:: GIVEN DATA

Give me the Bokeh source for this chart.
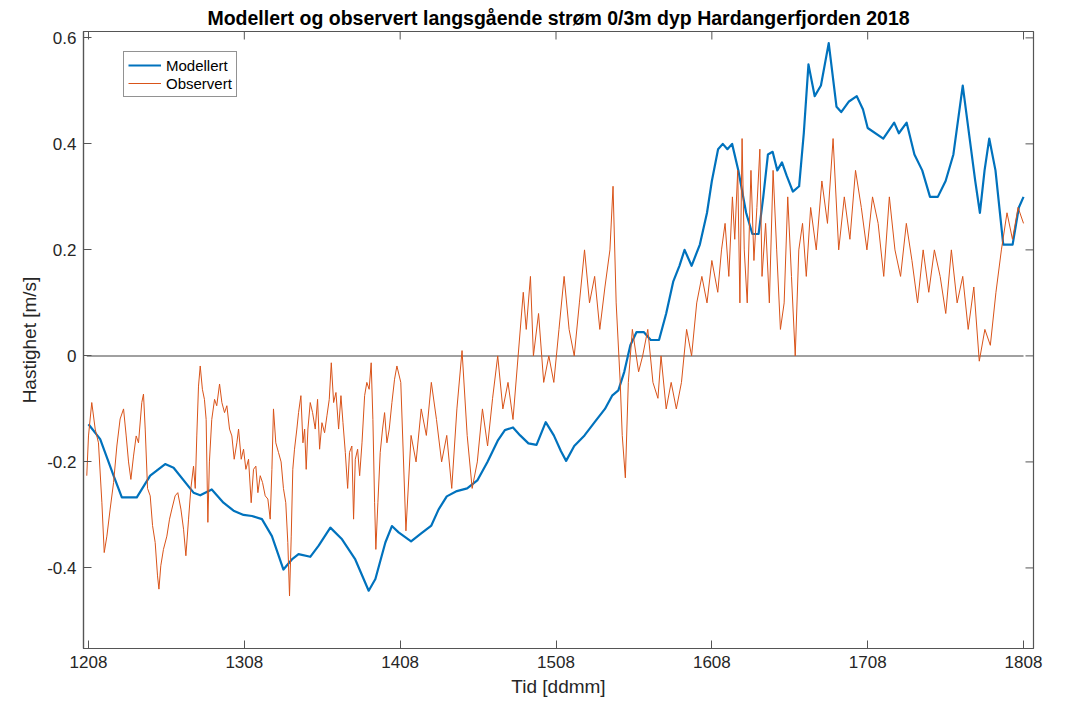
from bokeh.plotting import figure
from bokeh.models import FixedTicker, Legend, LegendItem, Range1d, ColumnDataSource
from bokeh.embed import file_html
from bokeh.resources import INLINE

# ---------------- data ----------------
title_text = "Modellert og observert langsgående strøm 0/3m dyp Hardangerfjorden 2018"
x_label = "Tid [ddmm]"
y_label = "Hastighet [m/s]"
series_names = ["Modellert", "Observert"]

x_ticks = [12, 13, 14, 15, 16, 17, 18]
x_tick_labels = ["1208", "1308", "1408", "1508", "1608", "1708", "1808"]
y_ticks = [-0.4, -0.2, 0, 0.2, 0.4, 0.6]
y_tick_labels = ["-0.4", "-0.2", "0", "0.2", "0.4", "0.6"]

# time in days of August 2018
mod_t = [12.0, 12.075, 12.161, 12.214, 12.31, 12.396, 12.492, 12.546, 12.674, 12.717,
         12.791, 12.866, 12.931, 12.995, 13.049, 13.113, 13.177, 13.251, 13.305, 13.348,
         13.423, 13.477, 13.552, 13.627, 13.712, 13.798, 13.841, 13.905, 13.947, 13.99,
         14.07, 14.135, 14.2, 14.246, 14.299, 14.364, 14.43, 14.495, 14.56, 14.626,
         14.672, 14.724, 14.77, 14.823, 14.875, 14.934, 14.986, 15.032, 15.065, 15.117,
         15.183, 15.248, 15.314, 15.36, 15.4, 15.438, 15.477, 15.517, 15.563, 15.608,
         15.661, 15.707, 15.752, 15.792, 15.825, 15.87, 15.923, 15.969,
         16.0, 16.04, 16.07, 16.1, 16.13, 16.17, 16.22, 16.26, 16.3, 16.33,
         16.36, 16.39, 16.42, 16.45, 16.48, 16.52, 16.56, 16.59, 16.62, 16.66,
         16.7, 16.75, 16.8, 16.83, 16.88, 16.93, 16.97, 17.0,
         17.1, 17.17, 17.2, 17.25, 17.3, 17.35, 17.4, 17.45, 17.5, 17.55,
         17.61, 17.65, 17.69, 17.72, 17.75, 17.78, 17.82, 17.87, 17.93, 17.97, 18.0]
mod_v = [-0.129, -0.157, -0.226, -0.267, -0.267, -0.226, -0.204, -0.211, -0.258, -0.263,
         -0.252, -0.277, -0.292, -0.30, -0.302, -0.308, -0.34, -0.403, -0.384, -0.374,
         -0.379, -0.358, -0.324, -0.346, -0.384, -0.443, -0.421, -0.352, -0.321, -0.333,
         -0.35, -0.335, -0.32, -0.29, -0.265, -0.255, -0.25, -0.235, -0.2, -0.16,
         -0.14, -0.135, -0.15, -0.165, -0.168, -0.125, -0.15, -0.18, -0.198, -0.17,
         -0.15, -0.125, -0.1, -0.075, -0.065, -0.03, 0.02, 0.045, 0.045, 0.03,
         0.03, 0.08, 0.14, 0.17, 0.2, 0.17, 0.21, 0.27,
         0.33, 0.39, 0.40, 0.39, 0.40, 0.35, 0.27, 0.23, 0.23, 0.30,
         0.38, 0.385, 0.35, 0.365, 0.34, 0.31, 0.32, 0.42, 0.55, 0.49,
         0.51, 0.59, 0.47, 0.46, 0.48, 0.49, 0.465, 0.43,
         0.41, 0.44, 0.42, 0.44, 0.38, 0.35, 0.30, 0.30, 0.33, 0.38,
         0.51, 0.42, 0.33, 0.27, 0.35, 0.41, 0.35, 0.21, 0.21, 0.28, 0.30]

obs_t = [11.989, 12.0, 12.021, 12.043, 12.064, 12.086, 12.101, 12.118, 12.139, 12.161,
         12.182, 12.203, 12.225, 12.242, 12.257, 12.272, 12.289, 12.306, 12.321, 12.342,
         12.353, 12.364, 12.379, 12.396, 12.411, 12.428, 12.443, 12.452, 12.464, 12.481,
         12.503, 12.52, 12.535, 12.556, 12.573, 12.593, 12.61, 12.625, 12.642, 12.657,
         12.674, 12.685, 12.695, 12.706, 12.717, 12.731, 12.744, 12.755, 12.766, 12.776,
         12.791, 12.809, 12.823, 12.841, 12.856, 12.873, 12.888, 12.905, 12.92, 12.935,
         12.952,
         12.963, 12.98, 12.995, 13.01, 13.027, 13.044, 13.059, 13.074, 13.087, 13.102,
         13.117, 13.134, 13.151, 13.166, 13.177, 13.187, 13.202, 13.219, 13.236, 13.251,
         13.266, 13.279, 13.29, 13.301, 13.311, 13.322, 13.337, 13.348, 13.363, 13.376,
         13.387, 13.397, 13.408, 13.423, 13.438, 13.455, 13.47, 13.483, 13.498, 13.515,
         13.53, 13.545, 13.558, 13.573, 13.588, 13.605, 13.62, 13.633, 13.648, 13.663,
         13.675, 13.69, 13.701, 13.712, 13.727, 13.74, 13.755, 13.772, 13.786, 13.801,
         13.814, 13.825, 13.836, 13.844, 13.857, 13.872, 13.887, 13.9, 13.915, 13.93,
         13.947, 13.964, 13.979,
         14.004, 14.037, 14.07, 14.102, 14.135, 14.168, 14.2, 14.233, 14.266, 14.299,
         14.331, 14.364, 14.397, 14.43, 14.462, 14.495, 14.528, 14.561, 14.593, 14.626,
         14.659, 14.692, 14.724, 14.757, 14.79, 14.809, 14.836, 14.855, 14.888, 14.921,
         14.954, 14.986, 15.019, 15.052, 15.084, 15.117, 15.15, 15.183, 15.215, 15.248,
         15.281, 15.314, 15.346, 15.366, 15.386, 15.412, 15.425, 15.445, 15.464, 15.49,
         15.53, 15.556, 15.589, 15.622, 15.654, 15.674, 15.707, 15.739, 15.772, 15.805,
         15.838, 15.87, 15.903, 15.936, 15.969, 16.0,
         16.038, 16.062, 16.085, 16.109, 16.132, 16.147, 16.166, 16.18, 16.194, 16.208,
         16.227, 16.251, 16.27, 16.289, 16.308, 16.322, 16.345, 16.369, 16.393, 16.416,
         16.44, 16.464, 16.487, 16.511, 16.535, 16.558, 16.582, 16.606, 16.634, 16.67,
         16.706, 16.742, 16.778, 16.814, 16.85, 16.886, 16.922, 16.959, 16.995, 17.031,
         17.067, 17.103, 17.139, 17.175, 17.211, 17.248, 17.284, 17.32, 17.356, 17.392,
         17.428, 17.465, 17.501, 17.537, 17.574, 17.61, 17.645, 17.681, 17.716, 17.752,
         17.787, 17.823, 17.858, 17.894, 17.929, 17.965, 18.0]
obs_v = [-0.226, -0.151, -0.088, -0.138, -0.164, -0.277, -0.371, -0.34, -0.289, -0.239,
         -0.17, -0.119, -0.10, -0.151, -0.20, -0.233, -0.189, -0.151, -0.164, -0.088,
         -0.072, -0.138, -0.25, -0.264, -0.32, -0.352, -0.415, -0.44, -0.396, -0.365,
         -0.34, -0.308, -0.289, -0.264, -0.258, -0.289, -0.327, -0.377, -0.308, -0.25,
         -0.208, -0.25, -0.151, -0.057, -0.019, -0.063, -0.082, -0.12, -0.314, -0.20,
         -0.12, -0.082, -0.094, -0.053, -0.088, -0.107, -0.094, -0.138, -0.151, -0.195,
         -0.164,
         -0.138, -0.195, -0.176, -0.214, -0.195, -0.277, -0.214, -0.208, -0.258, -0.226,
         -0.239, -0.264, -0.27, -0.308, -0.214, -0.10, -0.164, -0.182, -0.20, -0.25,
         -0.277, -0.352, -0.453, -0.34, -0.214, -0.176, -0.138, -0.107, -0.075, -0.164,
         -0.138, -0.214, -0.138, -0.088, -0.107, -0.138, -0.082, -0.176, -0.126, -0.145,
         -0.113, -0.082, -0.013, -0.088, -0.069, -0.138, -0.075, -0.126, -0.182, -0.25,
         -0.182, -0.17, -0.308, -0.195, -0.176, -0.226, -0.164, -0.075, -0.05, -0.063,
         -0.013, -0.12, -0.277, -0.365, -0.277, -0.182, -0.138, -0.107, -0.164, -0.138,
         -0.088, -0.044, -0.019,
         -0.05, -0.33, -0.15, -0.2, -0.1, -0.15, -0.05, -0.12, -0.2, -0.15,
         -0.25, -0.1, 0.01, -0.15, -0.25, -0.2, -0.1, -0.17, -0.08, 0.0,
         -0.1, -0.05, -0.12, 0.0, 0.12, 0.05, 0.15, 0.0, 0.08, -0.05,
         0.0, -0.05, 0.05, 0.15, 0.05, 0.0, 0.1, 0.2, 0.1, 0.15,
         0.05, 0.13, 0.2, 0.32, 0.1, -0.05, -0.15, -0.23, -0.05, 0.05,
         -0.03, 0.0, 0.05, -0.05, -0.08, 0.0, -0.1, -0.05, -0.1, -0.05,
         0.05, 0.0, 0.1, 0.15, 0.1, 0.18,
         0.12, 0.2, 0.25, 0.15, 0.3, 0.22, 0.35, 0.1, 0.41, 0.2,
         0.1, 0.35, 0.18, 0.28, 0.39, 0.15, 0.25, 0.1, 0.35, 0.2,
         0.05, 0.1, 0.3, 0.15, 0.0, 0.2, 0.25, 0.15, 0.28, 0.2,
         0.33, 0.25, 0.41, 0.2, 0.3, 0.22, 0.35, 0.28, 0.2, 0.3,
         0.25, 0.15, 0.3, 0.2, 0.15, 0.25, 0.18, 0.1, 0.2, 0.12,
         0.2, 0.15, 0.08, 0.2, 0.1, 0.15, 0.05, 0.13, -0.01, 0.05,
         0.02, 0.12, 0.2, 0.27, 0.22, 0.28, 0.25]

# ---------------- styling ----------------
FONT = "Liberation Sans"
AX_COLOR = "#262626"
LINE_GREY = "#555555"
BLUE = "#0072BD"
ORANGE = "#D95319"

W, H = 1066, 703
X0, X1 = 11.968, 18.064
Y0, Y1 = -0.552, 0.612
FRAME_W, FRAME_H = 950, 617
TICK_PX = 8

p = figure(width=W, height=H, output_backend="svg", toolbar_location=None,
           x_range=Range1d(X0, X1), y_range=Range1d(Y0, Y1),
           min_border_left=83, min_border_right=33, min_border_top=31,
           min_border_bottom=55)
p.xgrid.visible = False
p.ygrid.visible = False
p.outline_line_color = LINE_GREY
p.outline_line_width = 1.2
p.background_fill_color = "white"
p.border_fill_color = "white"

# title
p.title.text = title_text
p.title.align = "center"
p.title.text_font = FONT
p.title.text_font_size = "19.5px"
p.title.text_font_style = "bold"
p.title.text_color = "black"
p.title.standoff = 5

for ax, ticks, labels in ((p.xaxis[0], x_ticks, x_tick_labels),
                          (p.yaxis[0], y_ticks, y_tick_labels)):
    ax.ticker = FixedTicker(ticks=ticks)
    ax.major_label_overrides = dict(zip(ticks, labels))
    ax.axis_line_color = LINE_GREY
    ax.axis_line_width = 1.2
    ax.major_tick_line_color = LINE_GREY
    ax.major_tick_line_width = 1
    ax.major_tick_in = TICK_PX
    ax.major_tick_out = 0
    ax.minor_tick_line_color = None
    ax.major_label_text_font = FONT
    ax.major_label_text_font_size = "17px"
    ax.major_label_text_color = AX_COLOR
    ax.major_label_standoff = 7
    ax.axis_label_text_font = FONT
    ax.axis_label_text_font_size = "19px"
    ax.axis_label_text_font_style = "normal"
    ax.axis_label_text_color = AX_COLOR
p.xaxis[0].axis_label = x_label
p.yaxis[0].axis_label = y_label
p.xaxis[0].axis_label_standoff = 5
p.yaxis[0].axis_label_standoff = 4

# mirrored tick marks on the top and right edges of the box
dy = TICK_PX * (Y1 - Y0) / FRAME_H
dx = TICK_PX * (X1 - X0) / FRAME_W
p.segment(x0=x_ticks, x1=x_ticks, y0=[Y1] * len(x_ticks), y1=[Y1 - dy] * len(x_ticks),
          line_color=LINE_GREY, line_width=1)
p.segment(x0=[X1] * len(y_ticks), x1=[X1 - dx] * len(y_ticks), y0=y_ticks, y1=y_ticks,
          line_color=LINE_GREY, line_width=1)

# zero reference line
p.line(x=[min(obs_t), max(obs_t)], y=[0, 0], line_color="#808080", line_width=1.5)

src_mod = ColumnDataSource(dict(t=mod_t, v=mod_v))
src_obs = ColumnDataSource(dict(t=obs_t, v=obs_v))
r_mod = p.line("t", "v", source=src_mod, line_color=BLUE, line_width=2.2,
               line_join="round")
r_obs = p.line("t", "v", source=src_obs, line_color=ORANGE, line_width=1,
               line_join="round")

legend = Legend(items=[LegendItem(label=series_names[0], renderers=[r_mod]),
                       LegendItem(label=series_names[1], renderers=[r_obs])],
                location=(40, 551), margin=0, padding=4, spacing=0,
                glyph_width=33, glyph_height=18, label_height=18,
                label_standoff=5, label_text_font=FONT,
                label_text_font_size="15px", label_text_color="black",
                border_line_color=AX_COLOR, border_line_width=1,
                background_fill_color="white", background_fill_alpha=1)
p.add_layout(legend)

open("out.html", "w").write(file_html(p, INLINE))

::::

**EXERCISE PROMPT:**
Everything from the top line of the data down to and including the line with "from bokeh.resources import INLINE" is to be copied, except the pictures.

**RESPONSE BELOW:**
Give me the Bokeh source for this chart.
from bokeh.plotting import figure
from bokeh.models import FixedTicker, Legend, LegendItem, Range1d, ColumnDataSource
from bokeh.embed import file_html
from bokeh.resources import INLINE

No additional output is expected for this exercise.